### Collected data
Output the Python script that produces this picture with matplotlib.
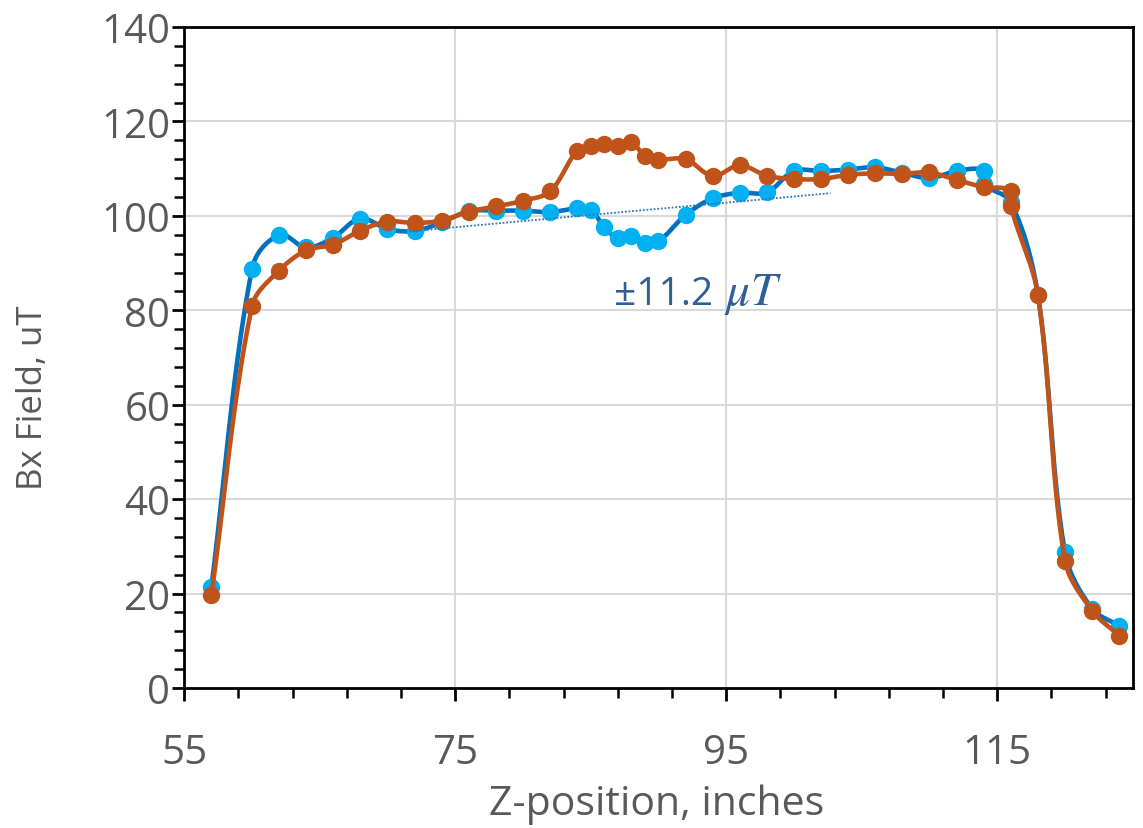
import numpy as np
import matplotlib
matplotlib.use("Agg")
import matplotlib.pyplot as plt
from matplotlib.ticker import MultipleLocator

# ---- data ----
blue_x = [57, 60, 62, 64, 66, 68, 70, 72, 74, 76, 78, 80, 82, 84, 85, 86, 87, 88, 89, 90,
          92, 94, 96, 98, 100, 102, 104, 106, 108, 110, 112, 114, 114, 116, 118, 120, 122, 124]
blue_y = [21.3, 88.8, 95.9, 93.3, 95.4, 99.4, 97.2, 96.8, 98.6, 101.0, 101.1, 101.1, 100.8,
          101.6, 101.3, 97.6, 95.3, 95.7, 94.2, 94.6, 100.2, 103.7, 104.9, 105.0, 109.5,
          109.5, 109.8, 110.3, 109.1, 108.0, 109.5, 109.6, 106.8, 102.9, 83.3, 28.7, 16.8, 13.2]

orange_x = [57, 60, 62, 64, 66, 68, 70, 72, 74, 76, 78, 80, 82, 84, 85, 86, 87, 88, 89, 90,
            92, 94, 96, 98, 100, 102, 104, 106, 108, 110, 112, 114, 116, 116, 118, 120, 122, 124]
orange_y = [19.6, 80.9, 88.4, 92.7, 93.9, 96.9, 98.8, 98.5, 99.0, 100.9, 102.0, 103.2, 105.2,
            113.8, 114.7, 115.3, 114.9, 115.6, 112.6, 111.9, 112.0, 108.5, 110.7, 108.5, 107.8,
            107.8, 108.7, 109.0, 108.9, 109.2, 107.6, 106.1, 105.3, 102.0, 83.3, 27.0, 16.4, 11.1]

trend_x = [70.8, 102.7]
trend_y = [96.5, 104.8]

annot_value = "±11.2"
annot_unit = r"$\mu T$"
annot_x, annot_y = 86.7, 81.4

xlabel = "Z-position, inches"
ylabel = "Bx Field, uT"


def smooth(ax, x, y, n=30):
    """Excel-like smoothed line built in display space from cubic Bezier segments."""
    P = ax.transData.transform(np.column_stack([x, y]).astype(float))
    P = np.vstack([P[0], P, P[-1]])
    t = np.linspace(0, 1, n)[:, None]
    segs = []
    for i in range(1, len(P) - 2):
        p0, p1, p2, p3 = P[i - 1], P[i], P[i + 1], P[i + 2]
        L = np.linalg.norm(p2 - p1)
        d1 = p2 - p0
        d2 = p3 - p1
        n1 = np.linalg.norm(d1)
        n2 = np.linalg.norm(d2)
        c1 = p1 + (d1 / n1 * L / 3.0 if n1 > 0 else 0)
        c2 = p2 - (d2 / n2 * L / 3.0 if n2 > 0 else 0)
        seg = ((1 - t) ** 3) * p1 + 3 * ((1 - t) ** 2) * t * c1 + 3 * (1 - t) * t ** 2 * c2 + t ** 3 * p2
        segs.append(seg if i == 1 else seg[1:])
    S = ax.transData.inverted().transform(np.vstack(segs))
    return S[:, 0], S[:, 1]


plt.rcParams['font.family'] = ['Open Sans', 'DejaVu Sans']
plt.rcParams['mathtext.fontset'] = 'stix'

fig = plt.figure(figsize=(11.43, 8.29), dpi=100)
ax = fig.add_axes([0.1612, 0.1689, 0.9910 - 0.1612, 0.9662 - 0.1689])
ax.set_xlim(55, 125)
ax.set_ylim(0, 140)

gray = '#595959'
blue_line = '#0070C0'
blue_mark = '#00B0F0'
orange = '#C0531A'
annot_color = '#2F5F98'

sx, sy = smooth(ax, blue_x, blue_y)
ax.plot(sx, sy, color=blue_line, lw=3.3, zorder=3, solid_capstyle='round')
ax.plot(blue_x, blue_y, 'o', color=blue_mark, ms=11.5, mec=blue_mark, zorder=4)

ox, oy = smooth(ax, orange_x, orange_y)
ax.plot(ox, oy, color=orange, lw=3.3, zorder=5, solid_capstyle='round')
ax.plot(orange_x, orange_y, 'o', color=orange, ms=11.5, mec=orange, zorder=6)

ax.plot(trend_x, trend_y, color='#2E75B6', lw=1.3, ls=(0, (1, 1)), zorder=7)

t1 = ax.text(annot_x, annot_y, annot_value, color=annot_color, fontsize=28,
             va='baseline', ha='left', zorder=8)
fig.canvas.draw()
bb = t1.get_window_extent()
x2 = ax.transData.inverted().transform((bb.x1 + 11, 0))[0]
ax.text(x2, annot_y, annot_unit, color=annot_color, fontsize=34,
        va='baseline', ha='left', zorder=8)

ax.xaxis.set_major_locator(MultipleLocator(20, offset=55))
ax.xaxis.set_minor_locator(MultipleLocator(4, offset=3))
ax.yaxis.set_major_locator(MultipleLocator(20))
ax.yaxis.set_minor_locator(MultipleLocator(4))

ax.grid(True, which='major', color='#D9D9D9', lw=1.5, zorder=0)
ax.set_axisbelow(True)

for s in ax.spines.values():
    s.set_color('black')
    s.set_linewidth(2.0)

ax.tick_params(which='major', direction='out', length=9, width=2, color='black',
               labelsize=29, labelcolor=gray)
ax.tick_params(which='minor', direction='out', length=7, width=1.8, color='black')
ax.tick_params(axis='y', which='major', pad=1)
ax.tick_params(axis='x', which='major', pad=23)

ax.set_xlabel(xlabel, fontsize=29.5, color=gray)
ax.set_ylabel(ylabel, fontsize=25, color=gray)
ax.xaxis.set_label_coords(0.498, -0.145)
ax.yaxis.set_label_coords(-0.142, 0.44)

fig.savefig('out.png', dpi=100)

### What the task requires
Where a line holds the string "matplotlib", copy that line.

### Reply
Output the Python script that produces this picture with matplotlib.
import matplotlib
matplotlib.use("Agg")
import matplotlib.pyplot as plt
from matplotlib.ticker import MultipleLocator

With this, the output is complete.